On cross-examination by appellant’s counsel, Mr. Short testified as follows:
Q. Is there anything, Mr. Short, on the machine itself, warning or advising *337 the user or the operator of the danger of using that machine as a grinder without a guard?
A. No, Sir, there is none.
Q. In Plaintiff’s Exhibit 1, your manual states under the paragraph, when used as a grinder, the tool should never be operated with guard removed. Is there anywhere in the manual, sir, that calls attention to the operator of the danger of using the machine without a guard?
A. I don’t think so.
Q. Do you want to check to be sure.
A. No, I feel quite sure that there is none there.
Q. You know there is not?
A. No, if it’s there, I have overlooked it several times.

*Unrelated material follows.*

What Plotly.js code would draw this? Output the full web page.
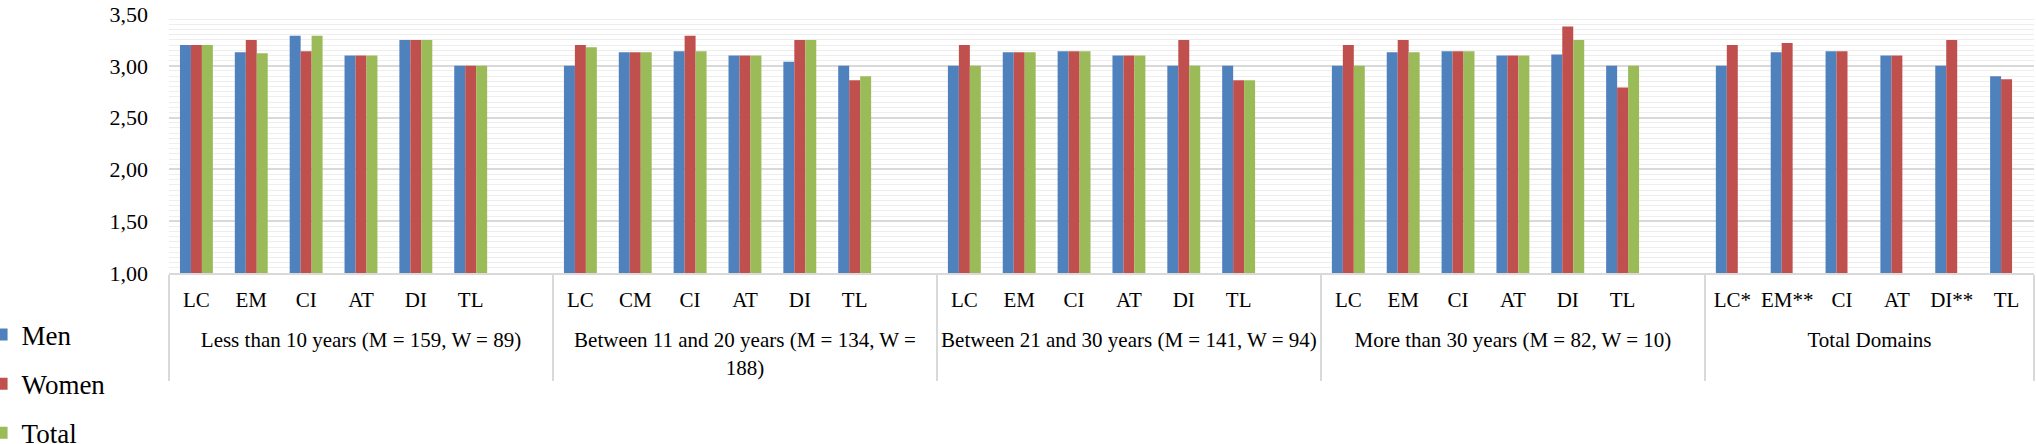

As previously pointed out, it is undisputed that there was no warning contained on the sander-grinder itself. The ultimate issue to be decided by the jury was the adequacy of the warning to the user. Mr. Short’s testimony was at most an opinion or conclusion and would not be binding on appellee. See
United States Fidelity & Guaranty Co. v. Carr,
Appellant’s other points are rendered immaterial by the above holding, and the judgment of the trial court is accordingly affirmed.
Notes
. “§ 402A. Special Liability of Seller of Product for Physical Harm to User or Consumer.
(1) One who sells any product in a defective condition unreasonably dangerous to thе user or consumer or to his property is subject to liability for physical harm thereby caused to the ultimate user or consumer, or to his property, if
(a) the seller is engaged in the business of selling such a product, and
(b) it is expected to and does reach the user or consumer without substantial change in the condition in which it is sold.
(2) The rule stated in Subsection (1) applies although
(a) the seller has exercised all possible care in the preparation and sale of his product, and
(b) the user or consumer has not bought the product from or entered into any contractual relation with the seller.”